Die Lesart der CNMC wirft, wie wir finden, zwei grundsätzliche Fragen auf: erstens, was denn Sinn und Zweck der 4. Zusatzbestimmung zum Berufsverbandsgesetz sein mag. Zweitens, warum es wohl jemand für nötig befunden hat, eine „Ausnahme“ zum allgemeinen Verbot in Form von „Kriterien“ (im Sinne der CNMC) vorzusehen, die ohnehin keinerlei wettbewerbsrechtlichen Bedenken begegnen. Ein semantischer Unterscheid mag durchaus bestehen, aber hilft es im Rahmen der Anfechtung einer Kostenentscheidung – bei der es ausschließlich darum geht, den fälligen Betrag genau zu beziffern – dem Gericht, wenn die Anwaltskammer auf einen Haufen Gemeinplätze verweist, etwa Schwierigkeit der Rechtssache, Arbeitsaufwand, technische Tücken, usw.? Ohnehin wird das Gericht diese Gesichtspunkte zweifellos besser bewerten können. In anderen Worten: sind die Begriffe auch verscheiden (Richtwerte / Kriterien) so hegen wir doch beträchtliche Zweifel an der Vorstellung, der Gesetzgeber habe die 4. Zusatzbestimmung zum Berufsverbandsgesetz in der Absicht verabschiedet, Anwaltskammern das Schwadronieren über „Kriterien“ mit der Wortbedeutung der CNMC zu erlauben.

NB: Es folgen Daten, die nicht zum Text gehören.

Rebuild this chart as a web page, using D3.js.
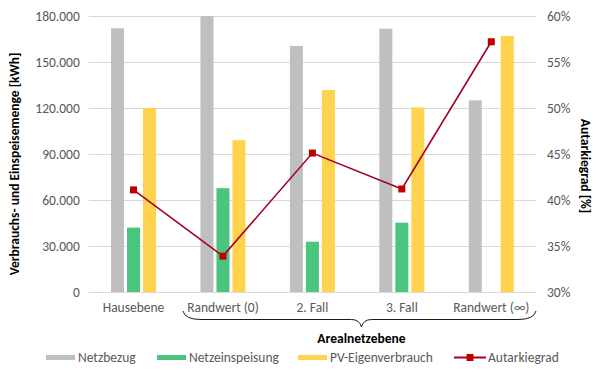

  • Veröffentlichung ja oder nein?: die CNMC scheint der Veröffentlichung und der öffentlichen Zugänglichkeit der „Kriterien“ oder „Richtwerte“ besonderes Gewicht beizumessen. Auch hier vermissen wir den Blick auf die Praxis. Welche Auskunft vermittelt denn einem Bürger, dass Anwaltsgebühren angemessen sind – und zwar diejenigen der Gegenseite, denn die eigenen hat der Bürger im Zweifel schon von Anfang an ausgehandelt? Wir sprechen wohlgemerkt von der Anfechtung von Kostenfestsetzungsbeschlüssen und diese betreffen – das sollte klar gesagt werden, denn nur darum dreht sich das Gesetz – den genauen Betrag geschuldeter Anwaltsgebühren und nicht eine Reihe allgemeiner Betrachtungen, die für Gericht und Verfahrensbeteiligte gleichermaßen wertlos sind. Wie in aller Welt soll eine Anwaltskammer auf die Frage eines Gerichts hin angemessene Gebühren nennen, ohne sie zu beziffern?